For the Courgette Fritters:

  • 1 tbsp ground flax meal
  • 2 medium courgette, grated
  • 1/2 cup chopped bell pepper (we used a mixture of red, yellow and orange)
  • 3 spring onions, thinly sliced, divided between green and white parts
  • 1 garlic clove, minced
  • ¼ cup fresh coriander, minced
  • 1 tbsp nutritional yeast
  • 1 tsp baking powder
  • ¼ cup chickpea (gram) flour or use all purpose flour
  • Salt and black pepper to taste
  • Turmeric and Ginger Superkraut
  1. Put the grated courgette in a clean dish towel and sprinkle liberally with salt. Toss well and let sit for at least 10 minutes and up to 30. After sitting, wring out the dish towel over the sink to remove as much water as possible. Put zucchini in a large mixing bowl
  2. Make a flax egg by combining the flax meal with 2.5 tablespoons water in a small bowl. Let sit for at least 5 minutes, and up to 20, until it thickens.

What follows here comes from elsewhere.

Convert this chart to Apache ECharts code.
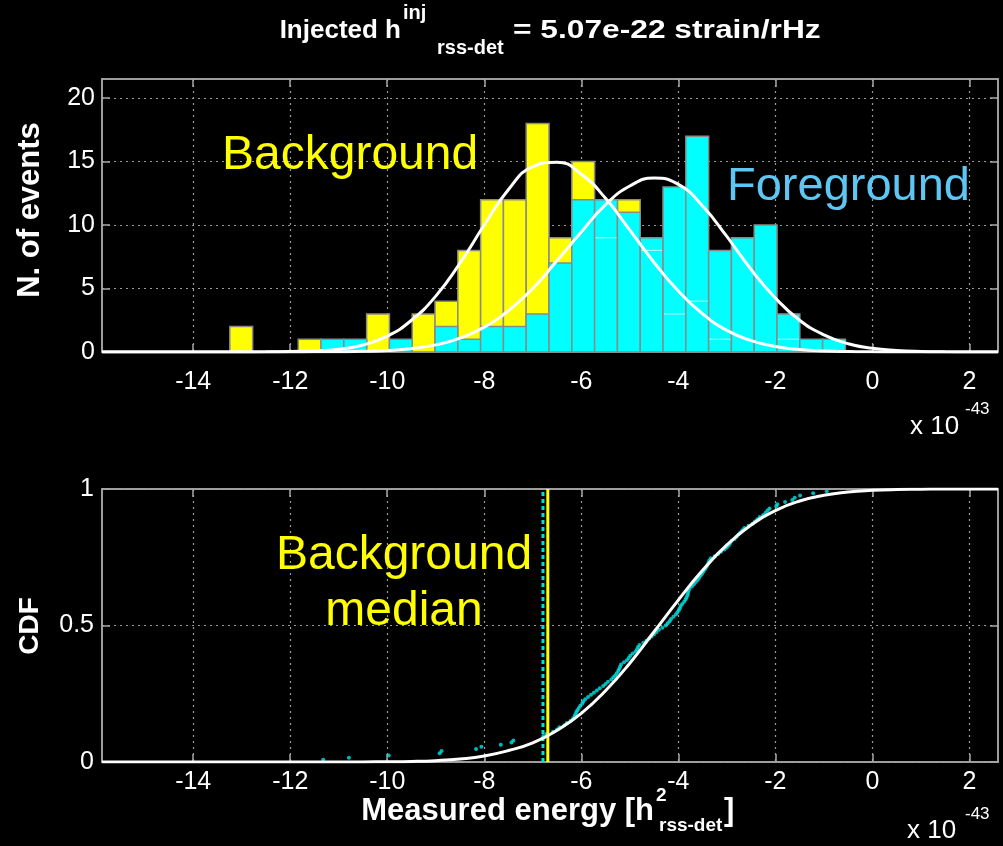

  3. Add flax egg, spring onion whites, minced garlic, coriander, nutritional yeast, baking powder and flour to the bowl with the courgette. Mix batter thoroughly. Scoop and shape mixture into little fritter cakes.
  4. Heat a drizzle of olive oil in a large frying pan over medium heat. When the oil is hot, add a few cakes of courgette batter mixture. Cook until crisp and brown, about 2-3 minutes per side. Transfer to a paper-towel lined plate. Continue cooking fritters in batches.
  5. Serve with lemon cashew cream sauce and top with Turmeric and Ginger Superkraut.